Reminiscing a rock ‘n’ roll road trip
By Joe Guzman
Contributing Reporter
For those who find time in their busy school and work schedules to make it to a concert, the venue is important. Some enjoy the intimacy of a hole-in-the-wall bar while others favor a deafening performance alongside 20,000 screaming fans. It’s a case of different strokes for different folks, but one thing we all share is the anticipation of catching our favorite acts when they roll into town.
But with the rise of outdoor music festivals such as Lollapalooza in Chicago and Coachella in California, sometimes we are forced to leave our familiar digs in order to witness once-in-a-lifetime gigs. It is at these events that the venue, the artist and the performance drown under the weight of the full adventure.
During the spring of 1984, Oakland University senior nursing student David Wozniak was your average 21-year-old, only a couple years removed from high school and waiting on life.
In May of that year, six old high school buddies packed into Wozniak’s late ’70s green Dodge Dart to join 50,000 others in Kalamazoo for the “American Rock Festival,” a 24-hour straight showcase of continuous hair-metal glory. Ten bands in all, the lineup consisted of artists such as Whitesnake, Ozzy Osbourne, Quiet Riot and Mötley Crüe.

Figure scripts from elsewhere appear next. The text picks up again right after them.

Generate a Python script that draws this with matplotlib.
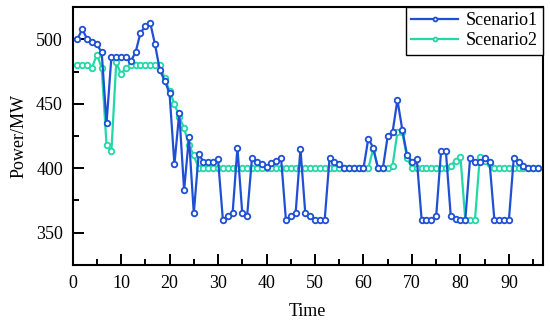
import numpy as np
import matplotlib
matplotlib.use('Agg')
import matplotlib.pyplot as plt
from matplotlib.ticker import MultipleLocator

# time steps 1..96
time = np.arange(1, 97)

scenario1 = [500, 508, 500, 498, 496, 490, 435, 486, 486, 486,
             486, 483, 490, 505, 510, 513, 496, 476, 468, 458,
             403, 443, 383, 424, 365, 411, 405, 405, 405, 407,
             360, 363, 365, 416, 365, 363, 408, 405, 403, 401,
             404, 406, 408, 360, 363, 365, 415, 365, 363, 360,
             360, 360, 408, 405, 403, 400, 400, 400, 400, 400,
             423, 416, 400, 400, 425, 428, 453, 430, 410, 405,
             407, 360, 360, 360, 363, 413, 413, 363, 361, 360,
             360, 408, 405, 405, 408, 405, 360, 360, 360, 360,
             408, 405, 402, 400, 400, 400]

scenario2 = [480, 480, 480, 478, 488, 478, 418, 413, 482, 473,
             478, 480, 480, 480, 480, 480, 480, 480, 470, 460,
             450, 440, 431, 418, 410, 400, 400, 400, 400, 400,
             400, 400, 400, 400, 400, 400, 400, 400, 400, 400,
             400, 400, 400, 400, 400, 400, 400, 400, 400, 400,
             400, 400, 400, 400, 400, 400, 400, 400, 400, 400,
             400, 415, 400, 400, 400, 402, 428, 428, 408, 400,
             400, 400, 400, 400, 400, 400, 400, 402, 406, 409,
             360, 360, 360, 409, 406, 403, 400, 400, 400, 400,
             400, 400, 400, 400, 400, 400]

plt.rcParams['font.family'] = ['Liberation Serif', 'DejaVu Serif']

fig = plt.figure(figsize=(5.5, 3.35), dpi=100)
ax = fig.add_axes([0.132, 0.209, 0.855, 0.770])

ax.plot(time, scenario1, color='#1f50d4', lw=1.6, marker='o', ms=4,
        mfc='white', mec='#1f50d4', mew=1.3, label='Scenario1', zorder=3)
ax.plot(time, scenario2, color='#22d8a8', lw=1.6, marker='o', ms=4,
        mfc='white', mec='#22d8a8', mew=1.3, label='Scenario2', zorder=2)

ax.set_xlim(0, 97)
ax.set_ylim(325, 525)
ax.xaxis.set_major_locator(MultipleLocator(10))
ax.xaxis.set_minor_locator(MultipleLocator(5))
ax.yaxis.set_major_locator(MultipleLocator(50))
ax.yaxis.set_minor_locator(MultipleLocator(25))
ax.tick_params(which='major', direction='in', length=8, width=1.4,
               labelsize=13, pad=7)
ax.tick_params(which='minor', direction='in', length=4.5, width=1.4)
for s in ax.spines.values():
    s.set_linewidth(1.5)

ax.set_xlabel('Time', fontsize=13, labelpad=8)
ax.set_ylabel('Power/MW', fontsize=13, labelpad=6)

leg = ax.legend(loc='upper right', fontsize=13, fancybox=False,
                framealpha=1, edgecolor='black', borderpad=0.3,
                handlelength=2.6, handletextpad=0.4, labelspacing=0.15,
                borderaxespad=0.0, markerscale=0.7)
leg.get_frame().set_linewidth(1.0)

fig.savefig('out.png', dpi=100)
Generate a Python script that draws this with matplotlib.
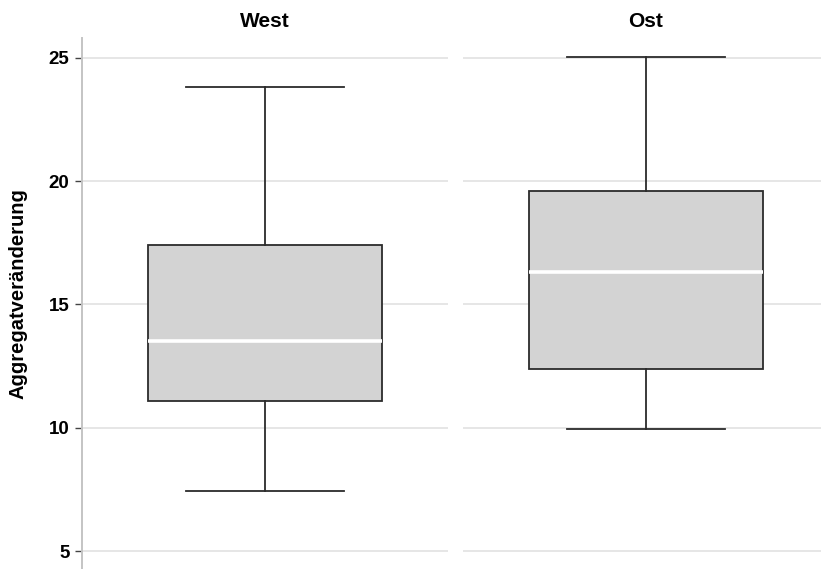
import numpy as np
import matplotlib
matplotlib.use('Agg')
import matplotlib.pyplot as plt

plt.rcParams['font.family'] = ['Liberation Sans', 'DejaVu Sans']
plt.rcParams['font.weight'] = 'bold'

# Box summaries per region
regions = ['West', 'Ost']
whislo = [7.43, 9.95]
q1 = [11.09, 12.38]
med = [13.52, 16.32]
q3 = [17.41, 19.60]
whishi = [23.82, 25.05]
yticks = [5, 10, 15, 20, 25]

fig = plt.figure(figsize=(8.21, 5.69), dpi=100)
W, H = 821, 569
panels = [(82, 366), (463, 366)]
top_px = 38

for i, name in enumerate(regions):
    left, width = panels[i]
    ax = fig.add_axes([left / W, 0, width / W, 1 - top_px / H])
    stats = [dict(med=med[i], q1=q1[i], q3=q3[i], whislo=whislo[i],
                  whishi=whishi[i], fliers=[])]
    ax.bxp(stats, positions=[0.5], widths=0.642, capwidths=0.43,
           patch_artist=True, showfliers=False,
           boxprops=dict(facecolor='#d3d3d3', edgecolor='#2b2b2b', linewidth=1.3),
           whiskerprops=dict(color='#2b2b2b', linewidth=1.3),
           capprops=dict(color='#2b2b2b', linewidth=1.3),
           medianprops=dict(color='white', linewidth=2.6))
    ax.set_xlim(0, 1)
    ax.set_ylim(4.27, 25.81)
    ax.set_yticks(yticks)
    ax.set_xticks([])
    ax.grid(axis='y', color='#e6e6e6', linewidth=1.4)
    ax.set_axisbelow(True)
    for s in ['top', 'right', 'bottom']:
        ax.spines[s].set_visible(False)
    if i == 0:
        ax.spines['left'].set_color('#c4c4c4')
        ax.spines['left'].set_linewidth(1.4)
        ax.tick_params(axis='y', length=5, width=1.0, color='#444444',
                       labelsize=13.5, pad=4)
        ax.set_ylabel('Aggregatveränderung', fontsize=14.5, fontweight='bold')
        ax.yaxis.set_label_coords(-0.15, 0.518)
    else:
        ax.spines['left'].set_visible(False)
        ax.tick_params(axis='y', length=0, labelleft=False)
    ax.set_title(name, fontsize=15, fontweight='bold', pad=8)

fig.savefig('out.png', dpi=100)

Life after high school found Wozniak’s group losing touch, and this was a chance to reconvene for a unique musical experience. But for Wozniak the trip wasn’t made for love of the music or any specific band; in fact he said he didn’t care for most of the performing acts.
“I was more of an R&B guy at that time,” Wozniak said.
It wasn’t the compilation of the day’s hottest acts nor was it the farm it was held at, it was the chance for this formerly close group of guys to re-connect.
“We weren’t there for any specific band,” Wozniak said. “We were just there for the experience.”
Leaving Detroit around 11:30 p.m. on a Friday, Wozniak remembers navigating the dirt roads of Kalamazoo between 3 and 4 a.m. On the way, people were parked and camped out, guiding the way for Wozniak and his friends.
“As we were driving people would flag us down … we would party on the side of the highway,” Wozniak said.
Eager to reach the venue in the blackness of the country with directions dependent on a friend’s memory, a distant bonfire was their glowing beacon marking the destination. The group eventually reached the outskirts of the farm where the festival was to take place, and with no hotels to stay at they parked and slept in the car.
The next morning Wozniak awoke to the smell of the extinguished bonfire and the sound of people making their way into the field. With morning hunger setting in, and the show scheduled to begin at 11 a.m., he was equipped with about 10 cases of Michelob but no
food.
“The smell of the air was a combination of bonfire smoke, hay and alcohol,” he said. “It was loud; at times we couldn’t even hear the bands because people were just doing their own thing.”
Someone they met during the show informed them of a McDonalds down the road, something he said he wished he would have known about before.
So, after drinking all morning and equipping themselves with arm bands, the group set out for some lunch.
One of the members convinced the “McWaiter” to fry them up some hash browns. The boys returned with the hash browns, fillet-o-fish and the most vivid memory of the trip.
Reminiscing about an event that brought together the year’s most electrifying musical acts, the performances were pushed into the background of Wozniak’s memory. He recalled only the fuzziest details of Ozzy addressing the crowd about biting off another bat’s head and White Snake ending the show at 11 a.m. the next morning.
What remained were vivid memories of the smells, sounds and bonding. Not what one would expect, but proof of an experience ingrained in Wozniak’s mind.
“It was just the bonding; a bunch of us hadn’t seen each other in about a year,” he said. “So, on a bunch of different levels it was more the guys being together.”
Witnessing a days worth of the most popular music of the period would be a memory to last a lifetime. But after over 20 years, what stays with Wozniak was the bonding, the re-connecting of six high school friends before life happened.
Tami • Mar 7, 2018 at 10:47 PM
Whitesnake wasn’t there. There were 7 bands, not 10. And it wasn’t 24 hours. It ended the same day.
But it’s great you and your friends were able to get back together.